Anyone acquainted with my writing will know that I have an issue with what I call religious-mindedness. This is not so much directed at religion per se as it is toward what purports to be non-religious and yet is. Dogmatic atheism is as religious as any religion. Rationalism is religiously-minded. And most New Age philosophizing is utterly steeped in it.

Before exploring what this means and why I find it counter-productive, it would probably be best to mention one reason why it is likely so important to me. I once became a born-again Christian. Though admittedly assisted by LSD, the experience so deeply affected me that it took many years to wear off. When it did, I was pretty much inoculated against any further outbreaks.

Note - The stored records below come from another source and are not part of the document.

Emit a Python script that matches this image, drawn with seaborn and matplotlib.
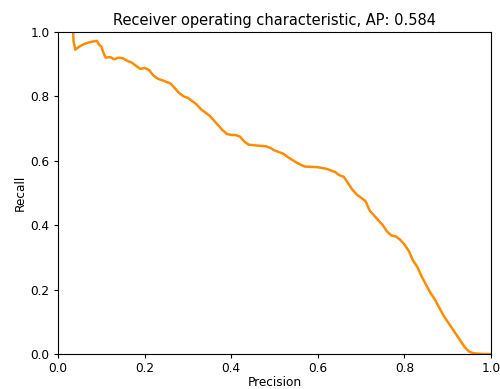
import numpy as np
import pandas as pd
import matplotlib
matplotlib.use('Agg')
import matplotlib.pyplot as plt
import seaborn as sns

## Precision-recall points
precision = [0.035, 0.036, 0.04, 0.05, 0.06, 0.07, 0.08, 0.09, 0.095, 0.10, 0.105, 0.11,
             0.12, 0.13, 0.14, 0.15, 0.16, 0.17, 0.18, 0.19, 0.20, 0.21, 0.22, 0.23,
             0.24, 0.25, 0.26, 0.27, 0.28, 0.29, 0.30, 0.31, 0.32, 0.33, 0.34, 0.35,
             0.36, 0.37, 0.38, 0.39, 0.40, 0.41, 0.42, 0.43, 0.44, 0.46, 0.48, 0.49,
             0.50, 0.52, 0.53, 0.55, 0.56, 0.57, 0.60, 0.62, 0.64, 0.65, 0.66, 0.67,
             0.68, 0.69, 0.70, 0.71, 0.72, 0.73, 0.74, 0.75, 0.76, 0.77, 0.78, 0.79,
             0.80, 0.81, 0.82, 0.83, 0.84, 0.85, 0.86, 0.87, 0.88, 0.89, 0.90, 0.91,
             0.92, 0.93, 0.94, 0.95, 0.96, 0.98, 1.00]
recall = [1.0, 0.97, 0.945, 0.955, 0.962, 0.967, 0.970, 0.972, 0.96, 0.955, 0.935, 0.92,
          0.922, 0.915, 0.92, 0.918, 0.91, 0.905, 0.895, 0.885, 0.888, 0.882, 0.865, 0.855,
          0.85, 0.845, 0.84, 0.825, 0.81, 0.80, 0.795, 0.785, 0.775, 0.76, 0.75, 0.74,
          0.725, 0.71, 0.695, 0.683, 0.68, 0.68, 0.675, 0.66, 0.65, 0.647, 0.645, 0.64,
          0.632, 0.622, 0.612, 0.595, 0.588, 0.582, 0.58, 0.575, 0.565, 0.555, 0.55, 0.53,
          0.51, 0.495, 0.485, 0.475, 0.445, 0.43, 0.415, 0.40, 0.38, 0.368, 0.365, 0.355,
          0.34, 0.32, 0.29, 0.27, 0.24, 0.215, 0.19, 0.17, 0.145, 0.12, 0.10, 0.08,
          0.06, 0.04, 0.02, 0.007, 0.002, 0.0, 0.0]
ap = 0.584

df = pd.DataFrame({'precision': precision, 'recall': recall})

plt.rcParams['font.size'] = 8.75
plt.rcParams['xtick.major.size'] = 3
plt.rcParams['ytick.major.size'] = 3
plt.rcParams['xtick.major.pad'] = 2.5
plt.rcParams['ytick.major.pad'] = 3
plt.rcParams['axes.labelpad'] = 2.5
fig = plt.figure(figsize=(5, 3.89), dpi=100)
ax = fig.add_axes([0.116, 0.09, 0.866, 0.828])
sns.lineplot(data=df, x='precision', y='recall', sort=False, estimator=None,
             color='darkorange', lw=1.8, ax=ax)
ax.set_xlim(0.0, 1.0)
ax.set_ylim(0.0, 1.0)
ax.set_xlabel('Precision', labelpad=1)
ax.set_ylabel('Recall')
ax.set_title('Receiver operating characteristic, AP: %.3f' % ap, fontsize=10.5, pad=5)
fig.savefig('out.png', dpi=100)
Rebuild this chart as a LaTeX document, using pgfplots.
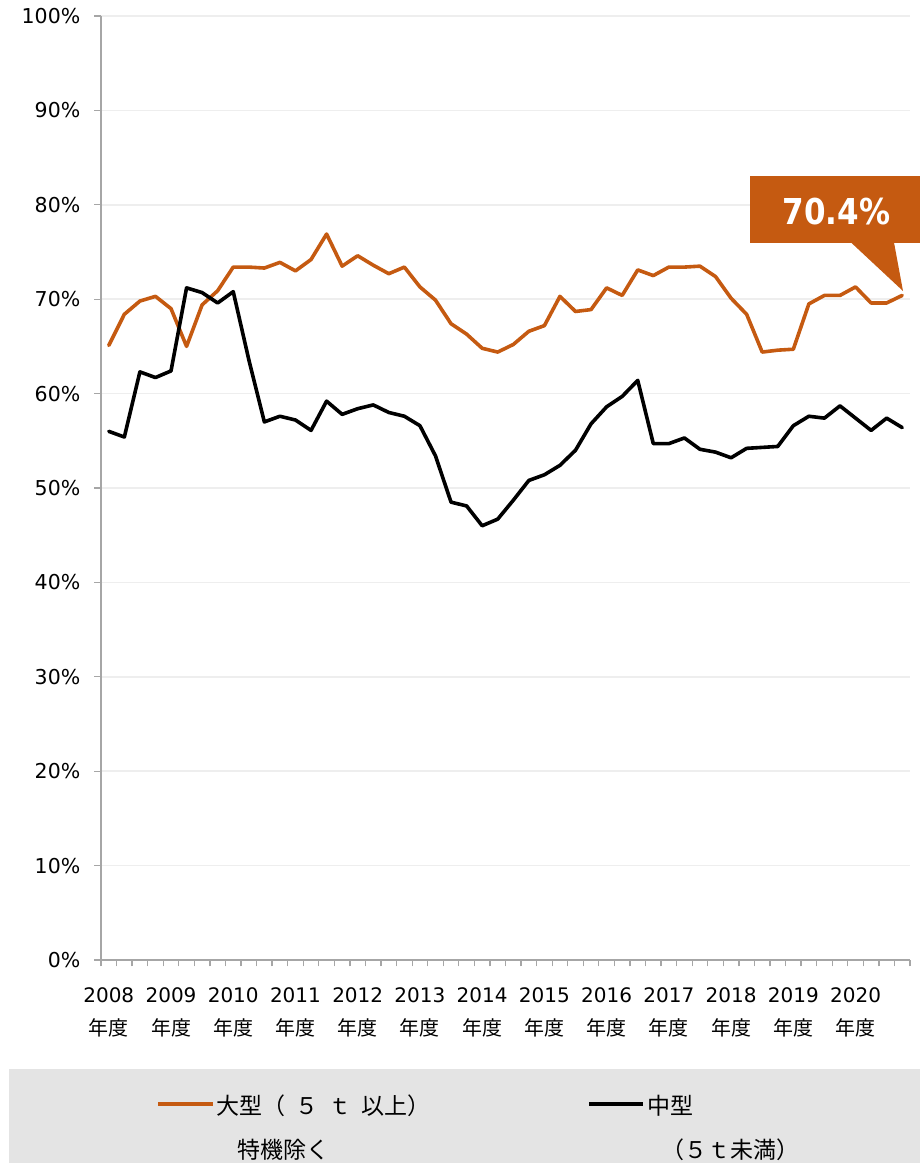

I hope the reader will forgive me this biographical note; but doing this kind of philosophy necessarily has a personal context, some of which needs sharing. It is intended to provide the reader with that “grain of salt” that evinces the relative character of what is said here. In a word, it helps us both avoid: religious-mindedness.

Identifying the personal nature of this perspective also serves as an opportunity to make clear that this is not about the right dao versus a wrong dao. What works best for the individual is that person’s right dao. Some do well in belief; others cannot believe. This dao is for one (me) who can’t believe and who requires a different strategy by which to address our inherent need for a guiding dao. And needless to say, at best it can only provide some raw materials for the evolution of other daos just as it is itself so evolving.

“Daos are made by walking them”, says Zhuangzi. And there are as many daos as there are pairs of feet to walk them. “Truth”, opines Kierkegaard, “is subjectivity.” It ultimately comes by way of choice, not objective certainty.